GIVEN INSTRUCTION
Search the material for the word "this" and copy each line that holds it.

TASK MATERIAL
"""
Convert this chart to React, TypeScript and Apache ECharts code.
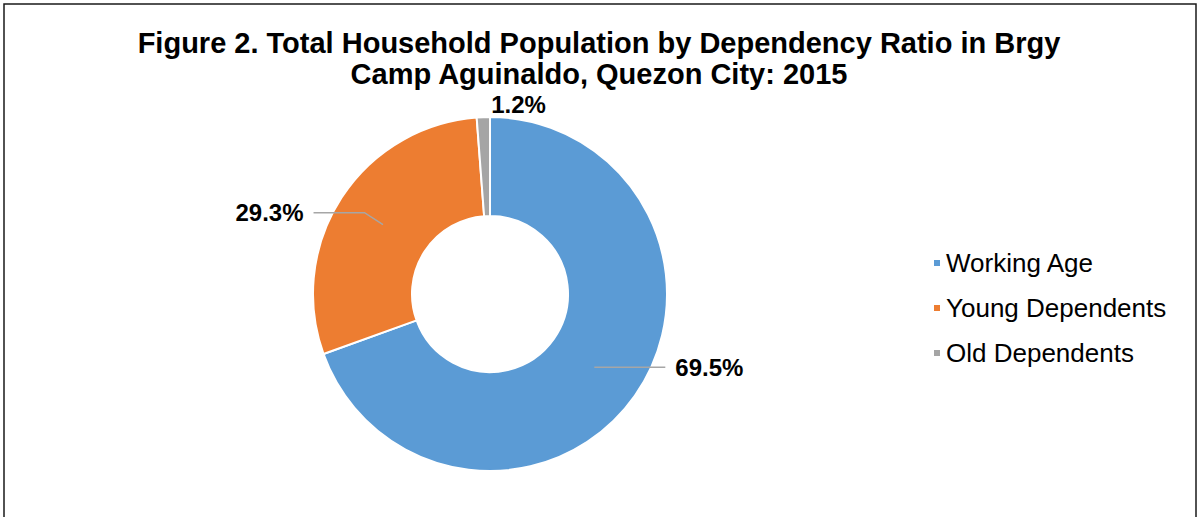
"""
"""
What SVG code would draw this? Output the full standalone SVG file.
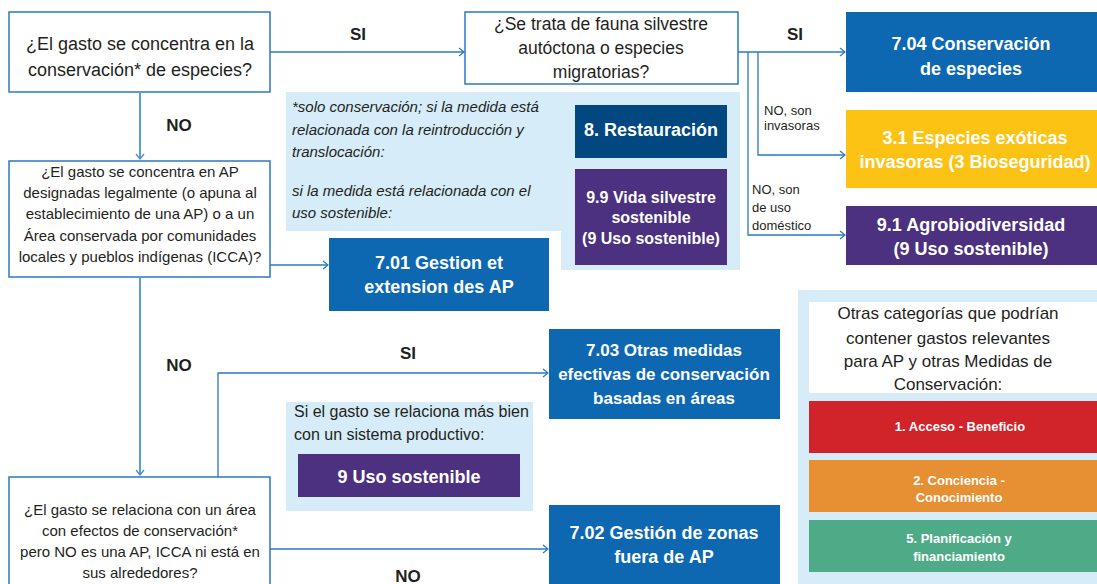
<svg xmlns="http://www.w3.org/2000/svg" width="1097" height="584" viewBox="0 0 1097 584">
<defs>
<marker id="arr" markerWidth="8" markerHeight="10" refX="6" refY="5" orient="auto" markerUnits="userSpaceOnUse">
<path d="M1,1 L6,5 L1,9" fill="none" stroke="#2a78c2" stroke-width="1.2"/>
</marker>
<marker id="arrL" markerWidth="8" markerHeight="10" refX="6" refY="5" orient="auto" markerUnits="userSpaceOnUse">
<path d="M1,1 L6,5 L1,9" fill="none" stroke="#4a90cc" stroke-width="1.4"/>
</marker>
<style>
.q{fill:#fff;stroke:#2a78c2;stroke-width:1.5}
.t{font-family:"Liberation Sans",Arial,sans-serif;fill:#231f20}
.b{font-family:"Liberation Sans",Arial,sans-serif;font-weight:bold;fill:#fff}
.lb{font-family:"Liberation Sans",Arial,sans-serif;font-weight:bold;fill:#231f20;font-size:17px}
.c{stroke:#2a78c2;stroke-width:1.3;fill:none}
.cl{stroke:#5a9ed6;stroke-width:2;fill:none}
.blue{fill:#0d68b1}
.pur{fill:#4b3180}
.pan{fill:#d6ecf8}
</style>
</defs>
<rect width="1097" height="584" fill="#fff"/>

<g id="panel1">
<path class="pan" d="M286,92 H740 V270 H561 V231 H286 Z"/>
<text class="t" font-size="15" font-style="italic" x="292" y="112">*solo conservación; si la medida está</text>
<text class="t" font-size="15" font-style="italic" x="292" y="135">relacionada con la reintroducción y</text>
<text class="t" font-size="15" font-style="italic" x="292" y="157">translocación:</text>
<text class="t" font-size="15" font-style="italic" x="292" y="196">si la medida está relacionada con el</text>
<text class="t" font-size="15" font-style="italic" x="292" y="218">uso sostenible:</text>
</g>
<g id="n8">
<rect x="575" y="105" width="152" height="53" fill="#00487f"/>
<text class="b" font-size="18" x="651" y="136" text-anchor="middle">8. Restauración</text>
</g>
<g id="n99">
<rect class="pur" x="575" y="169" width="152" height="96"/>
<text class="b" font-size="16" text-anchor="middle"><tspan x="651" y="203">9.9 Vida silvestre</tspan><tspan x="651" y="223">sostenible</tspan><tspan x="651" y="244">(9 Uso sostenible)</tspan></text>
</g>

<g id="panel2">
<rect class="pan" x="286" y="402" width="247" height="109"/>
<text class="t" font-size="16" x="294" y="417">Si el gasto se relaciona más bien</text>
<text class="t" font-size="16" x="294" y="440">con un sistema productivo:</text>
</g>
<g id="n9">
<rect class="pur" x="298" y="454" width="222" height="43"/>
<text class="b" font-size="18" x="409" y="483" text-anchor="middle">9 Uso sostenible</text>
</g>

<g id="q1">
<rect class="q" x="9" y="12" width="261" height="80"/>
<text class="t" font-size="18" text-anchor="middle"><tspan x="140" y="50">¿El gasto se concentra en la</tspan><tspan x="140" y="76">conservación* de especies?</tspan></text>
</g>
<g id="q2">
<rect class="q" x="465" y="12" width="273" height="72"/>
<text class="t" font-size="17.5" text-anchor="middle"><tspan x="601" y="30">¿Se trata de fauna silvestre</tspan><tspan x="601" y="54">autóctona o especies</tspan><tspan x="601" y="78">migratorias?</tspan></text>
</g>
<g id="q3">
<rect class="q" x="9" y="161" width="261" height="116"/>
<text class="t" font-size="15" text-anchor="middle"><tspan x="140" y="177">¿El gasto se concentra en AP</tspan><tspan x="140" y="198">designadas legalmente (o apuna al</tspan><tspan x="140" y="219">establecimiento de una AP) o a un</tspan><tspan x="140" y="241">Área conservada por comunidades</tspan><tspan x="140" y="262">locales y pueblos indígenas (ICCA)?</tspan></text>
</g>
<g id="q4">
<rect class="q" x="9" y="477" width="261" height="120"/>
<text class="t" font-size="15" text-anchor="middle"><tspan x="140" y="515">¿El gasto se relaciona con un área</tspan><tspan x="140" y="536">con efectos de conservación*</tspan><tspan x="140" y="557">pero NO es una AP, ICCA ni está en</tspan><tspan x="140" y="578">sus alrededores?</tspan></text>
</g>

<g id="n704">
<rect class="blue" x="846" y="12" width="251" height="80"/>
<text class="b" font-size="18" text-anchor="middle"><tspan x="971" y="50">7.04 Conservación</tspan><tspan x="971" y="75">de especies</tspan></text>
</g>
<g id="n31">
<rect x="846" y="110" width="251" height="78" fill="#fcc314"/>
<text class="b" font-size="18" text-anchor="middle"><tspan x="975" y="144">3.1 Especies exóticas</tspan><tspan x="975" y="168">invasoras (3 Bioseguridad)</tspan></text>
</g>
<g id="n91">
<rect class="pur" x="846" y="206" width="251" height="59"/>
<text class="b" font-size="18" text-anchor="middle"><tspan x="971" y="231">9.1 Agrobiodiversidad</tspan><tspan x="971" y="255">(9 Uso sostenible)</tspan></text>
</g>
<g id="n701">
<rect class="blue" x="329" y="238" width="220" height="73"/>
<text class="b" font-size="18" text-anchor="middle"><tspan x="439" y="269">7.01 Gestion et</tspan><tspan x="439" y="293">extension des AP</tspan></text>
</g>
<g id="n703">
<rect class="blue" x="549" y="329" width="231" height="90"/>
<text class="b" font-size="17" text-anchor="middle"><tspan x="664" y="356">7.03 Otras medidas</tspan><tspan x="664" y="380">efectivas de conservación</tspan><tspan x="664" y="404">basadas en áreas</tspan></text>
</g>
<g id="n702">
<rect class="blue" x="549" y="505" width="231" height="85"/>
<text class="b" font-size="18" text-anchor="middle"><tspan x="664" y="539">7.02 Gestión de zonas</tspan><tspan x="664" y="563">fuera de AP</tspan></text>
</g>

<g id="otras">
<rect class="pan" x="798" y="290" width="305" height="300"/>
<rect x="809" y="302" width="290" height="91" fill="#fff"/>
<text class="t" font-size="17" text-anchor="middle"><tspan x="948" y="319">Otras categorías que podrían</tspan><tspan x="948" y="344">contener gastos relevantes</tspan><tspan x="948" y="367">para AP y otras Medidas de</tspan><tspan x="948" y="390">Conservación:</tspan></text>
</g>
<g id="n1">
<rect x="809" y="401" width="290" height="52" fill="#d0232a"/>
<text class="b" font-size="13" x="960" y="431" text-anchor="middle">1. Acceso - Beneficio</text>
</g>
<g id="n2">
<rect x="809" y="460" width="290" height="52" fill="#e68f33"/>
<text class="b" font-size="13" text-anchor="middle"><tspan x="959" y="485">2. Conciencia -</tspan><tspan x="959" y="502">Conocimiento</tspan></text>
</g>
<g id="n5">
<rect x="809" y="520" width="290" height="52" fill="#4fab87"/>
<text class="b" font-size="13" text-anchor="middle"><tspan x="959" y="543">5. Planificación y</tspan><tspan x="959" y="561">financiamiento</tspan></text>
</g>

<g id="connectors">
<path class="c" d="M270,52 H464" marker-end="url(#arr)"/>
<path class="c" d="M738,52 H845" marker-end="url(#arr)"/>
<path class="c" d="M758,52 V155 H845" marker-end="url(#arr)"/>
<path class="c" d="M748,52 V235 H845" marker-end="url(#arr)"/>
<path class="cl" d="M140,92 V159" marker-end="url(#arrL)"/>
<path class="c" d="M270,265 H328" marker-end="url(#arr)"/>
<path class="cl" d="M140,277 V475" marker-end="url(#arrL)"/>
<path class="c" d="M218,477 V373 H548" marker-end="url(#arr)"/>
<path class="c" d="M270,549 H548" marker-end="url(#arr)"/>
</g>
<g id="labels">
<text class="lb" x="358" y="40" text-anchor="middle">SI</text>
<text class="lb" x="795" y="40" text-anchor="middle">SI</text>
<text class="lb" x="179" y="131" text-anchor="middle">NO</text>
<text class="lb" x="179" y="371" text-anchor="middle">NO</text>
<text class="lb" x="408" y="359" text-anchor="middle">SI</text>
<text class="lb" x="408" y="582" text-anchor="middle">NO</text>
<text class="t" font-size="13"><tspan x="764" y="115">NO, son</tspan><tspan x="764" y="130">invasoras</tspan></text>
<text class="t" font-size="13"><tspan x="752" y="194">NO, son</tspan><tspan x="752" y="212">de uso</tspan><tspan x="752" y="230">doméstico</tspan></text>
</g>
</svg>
"""
THE RESPONSE
Convert this chart to React, TypeScript and Apache ECharts code.
What SVG code would draw this? Output the full standalone SVG file.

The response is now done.